Monday, Sep. 27, 1948
Arrival & Departure
Frank Parker refused to consider the idea, even privately. Parker was 32, Billy Talbert 30 and Gardnar Mulloy 33--and they had all been playing the tennis circuit for years & years--but they were not oldtimers yet. Said Frank: "I don't let myself think that."
Neither did the U.S. Lawn Tennis Association. In last week's national amateur tennis championships at Forest Hills, Davis Cuppers Parker, Talbert and Mulloy were seeded first, second and third. Young (25) Victor Seixas of the University of North Carolina filed a popular demurrer. Said he: "It's no longer a question of when the younger generation is going to arrive. We're here, brother!"
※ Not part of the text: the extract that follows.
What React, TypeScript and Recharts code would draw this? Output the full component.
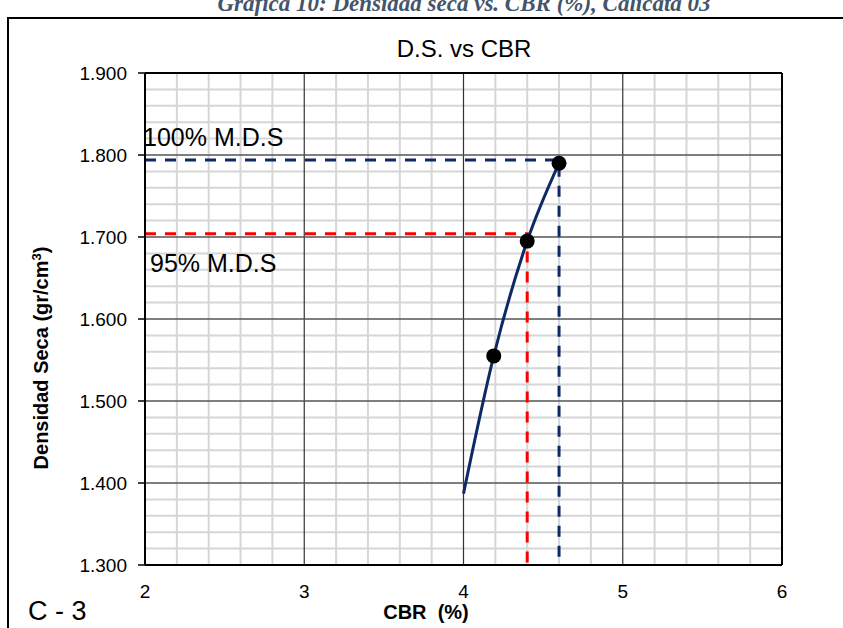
import React from "react";
import {
  ComposedChart,
  Line,
  Scatter,
  XAxis,
  YAxis,
  ReferenceLine,
} from "recharts";

// ---- data ----
const xTicks = [2, 3, 4, 5, 6];
const yTicks = [1.3, 1.4, 1.5, 1.6, 1.7, 1.8, 1.9];
const xMinorStep = 0.2;
const yMinorStep = 0.02;

const pointCbr = [4.19, 4.4, 4.6];
const pointDensity = [1.555, 1.695, 1.79];

const curveCbr = [4.0, 4.19, 4.4, 4.6];
const curveDensity = [1.387, 1.555, 1.695, 1.79];

const mds100Density = 1.794;
const mds100Cbr = 4.6;
const mds95Density = 1.704;
const mds95Cbr = 4.4;

const xMin = xTicks[0];
const xMax = xTicks[xTicks.length - 1];
const yMin = yTicks[0];
const yMax = yTicks[yTicks.length - 1];

// ---- derived tables ----
const points = pointCbr.map((x, i) => ({ x, y: pointDensity[i] }));
const curve = curveCbr.map((x, i) => ({ x, y: curveDensity[i] }));
const line100 = [
  { x: xMin, y: mds100Density },
  { x: mds100Cbr, y: mds100Density },
  { x: mds100Cbr, y: yMin },
];
const line95 = [
  { x: xMin, y: mds95Density },
  { x: mds95Cbr, y: mds95Density },
  { x: mds95Cbr, y: yMin },
];

const round = (v: number) => Math.round(v * 1000) / 1000;
const xMinor: number[] = [];
for (let i = 1; round(xMin + i * xMinorStep) < xMax; i++) {
  const v = round(xMin + i * xMinorStep);
  if (!xTicks.includes(v)) xMinor.push(v);
}
const yMinor: number[] = [];
for (let i = 1; round(yMin + i * yMinorStep) < yMax; i++) {
  const v = round(yMin + i * yMinorStep);
  if (!yTicks.some((t) => Math.abs(t - v) < 1e-6)) yMinor.push(v);
}

const W = 843;
const H = 628;
const FONT = "'Liberation Sans', Arial, sans-serif";
const NAVY = "#0E2A66";

export default function App() {
  return (
    <div style={{ position: "absolute", left: 0, top: 0, width: W, height: H, background: "#fff" }}>
      <ComposedChart
        width={W}
        height={H}
        margin={{ top: 73, right: 61, bottom: 23, left: 0 }}
        style={{ fontFamily: FONT }}
      >
        <XAxis
          type="number"
          dataKey="x"
          domain={[xMin, xMax]}
          ticks={xTicks}
          allowDataOverflow
          height={40}
          tickLine={false}
          tickSize={6}
          tickMargin={14}
          axisLine={{ stroke: "#000", strokeWidth: 2 }}
          tick={{ fill: "#000", fontSize: 19, fontFamily: FONT }}
        />
        <YAxis
          type="number"
          dataKey="y"
          domain={[yMin, yMax]}
          ticks={yTicks}
          allowDataOverflow
          width={145}
          tickSize={7}
          tickMargin={11}
          tickFormatter={(v: number) => v.toFixed(3)}
          axisLine={{ stroke: "#000", strokeWidth: 2 }}
          tickLine={{ stroke: "#000", strokeWidth: 1.5 }}
          tick={{ fill: "#000", fontSize: 19, fontFamily: FONT }}
        />
        {xMinor.map((v) => (
          <ReferenceLine key={"xm" + v} x={v} stroke="#d6d6d6" strokeWidth={2} />
        ))}
        {yMinor.map((v) => (
          <ReferenceLine key={"ym" + v} y={v} stroke="#d6d6d6" strokeWidth={2} />
        ))}
        {xTicks.slice(1, -1).map((v) => (
          <ReferenceLine key={"xM" + v} x={v} stroke="#333" strokeWidth={1.2} />
        ))}
        {yTicks.slice(1, -1).map((v) => (
          <ReferenceLine key={"yM" + v} y={v} stroke="#555" strokeWidth={1.5} />
        ))}
        <ReferenceLine x={xMax} stroke="#000" strokeWidth={2} />
        <ReferenceLine y={yMax} stroke="#000" strokeWidth={2} />
        <Line
          data={line95}
          dataKey="y"
          type="linear"
          stroke="#FF0000"
          strokeWidth={3}
          strokeDasharray="11 9"
          dot={false}
          activeDot={false}
          isAnimationActive={false}
        />
        <Line
          data={line100}
          dataKey="y"
          type="linear"
          stroke={NAVY}
          strokeWidth={3}
          strokeDasharray="11 9"
          dot={false}
          activeDot={false}
          isAnimationActive={false}
        />
        <Line
          data={curve}
          dataKey="y"
          type="monotone"
          stroke={NAVY}
          strokeWidth={3}
          dot={false}
          activeDot={false}
          isAnimationActive={false}
        />
        <Scatter
          data={points}
          dataKey="y"
          fill="#000"
          isAnimationActive={false}
          shape={(p: any) => <circle cx={p.cx} cy={p.cy} r={7.5} fill="#000" />}
        />
      </ComposedChart>
      <svg
        width={W}
        height={H}
        style={{ position: "absolute", left: 0, top: 0, pointerEvents: "none" }}
      >
        <path d={`M8,${H + 2} V18 H${W + 2}`} fill="none" stroke="#000" strokeWidth={2} />
        <text
          x={464}
          y={11}
          textAnchor="middle"
          fontFamily="'Liberation Serif', 'Times New Roman', serif"
          fontStyle="italic"
          fontWeight="bold"
          fontSize={23}
          fill="#44546A"
        >
          Gráfica 10: Densidad seca vs. CBR (%), Calicata 03
        </text>
        <text x={464} y={57} textAnchor="middle" fontFamily={FONT} fontSize={24} fill="#000">
          D.S. vs CBR
        </text>
        <text x={143} y={146} fontFamily={FONT} fontSize={25} fill="#000">
          100% M.D.S
        </text>
        <text x={150} y={272} fontFamily={FONT} fontSize={25} fill="#000">
          95% M.D.S
        </text>
        <text x={28} y={620} fontFamily={FONT} fontSize={27} fill="#000">
          C - 3
        </text>
        <text
          x={426}
          y={619}
          textAnchor="middle"
          fontFamily={FONT}
          fontWeight="bold"
          fontSize={20}
          fill="#000"
          style={{ whiteSpace: "pre" }}
        >
          CBR  (%)
        </text>
        <text
          transform="translate(48,358) rotate(-90)"
          textAnchor="middle"
          fontFamily={FONT}
          fontWeight="bold"
          fontSize={20}
          fill="#000"
        >
          Densidad Seca (gr/cm<tspan baselineShift="super" fontSize={13}>3</tspan>)
        </text>
      </svg>
    </div>
  );
}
In the opening rounds, Forest Hills fans rooted loudly for every young face. Talbert was the first of the Three Old Men to go; he lost to Eric Sturgess, 28, a smooth stylist from South Africa who was making his first trip to the U.S. Next day young (19) Herbie Flam of the University of California at Los Angeles stroked Mulloy's head off.
"Like a Bullfight." Parker, twice national champion (1944 and 1945) and runner-up last year to Jake Kramer, played his aloof, passionless way into the quarter-finals without dropping a set. Then he encountered Richard ("Pancho") Gonzales, 20, the easygoing, hard-hitting Mexican-American from Los Angeles (TIME, May 19,1947), who was only No. 17 in the national ranking.
Young Pancho, one of seven kids of a Hollywood studio painter, has been playing tennis since 1941, when his mother gave him a 51-c- racket for Christmas. School never interested him much ("If it was a warm day and the fellows said 'Let's go to the beach,' who was I to say no?"). Though Perry Jones, the Southern California tennis czar, looked askance, he quit high school in 1943 and then did a hitch in the Navy. He finally played his way back into Jones's good graces--and the tournament bids, expense money and coaching that go with them.
Parker, the model of tennis concentration, tried to shut out the partisan crowd from his consciousness. ("It was like a bullfight. I was the bull") But Parker couldn't handle Pancho's powerful but erratic serve or his incessant volleying attack. With a happy grin on his handsome scarface, the big (6 ft. 2 in.) Gonzales offered his victim to the crowd, 8-6, 2-6, 7-5, 6-3.
Power v. Style. The near-capacity crowd watching the semi-finals next day saw a study in contrasts. The first was a slugging match in which Gonzales and chunky, 26-year-old Jaroslav Drobny of Czechoslovakia slammed a total of 43 service aces at each other. Pancho wore him out in four sets, 8-10, 11-9, 6-0, 6-3. In the second match, it was style instead of power. Sturgess scored only two aces, Flam none. Time after time, Sturgess' deep forehand drives kicked up the chalk on Flam's baseline. When Flam moved in to the net, Sturgess stayed in his back court, scored with deft passing shots. He won his match in straight sets, 9-7, 6-3, 6-2.
The 12,000 Forest Hills spectators admired Sturgess, the lean, reserved exfighter pilot and insurance accountant who quit his job and paid his own way over from Johannesburg to become South Africa's first U.S. finalist. But they were counting on Gonzales to keep the cup from crossing the water.* This week at Forest Hills, Gonzales' power was too much for Sturgess' style, won the youngster the national championship, 6-2, 6-3, 14-12.
Two days before the finals of the national women's championship, Margaret Osborne du Pont's father was killed in a San Francisco accident. She decided to stick to the tournament. In the long and hard-fought finals she upset last year's champion, Louise Brough, 4-6, 6-4, 15-13.
*Last foreigner to take it away: Britain's Fred Perry (1933, 1934, 1936).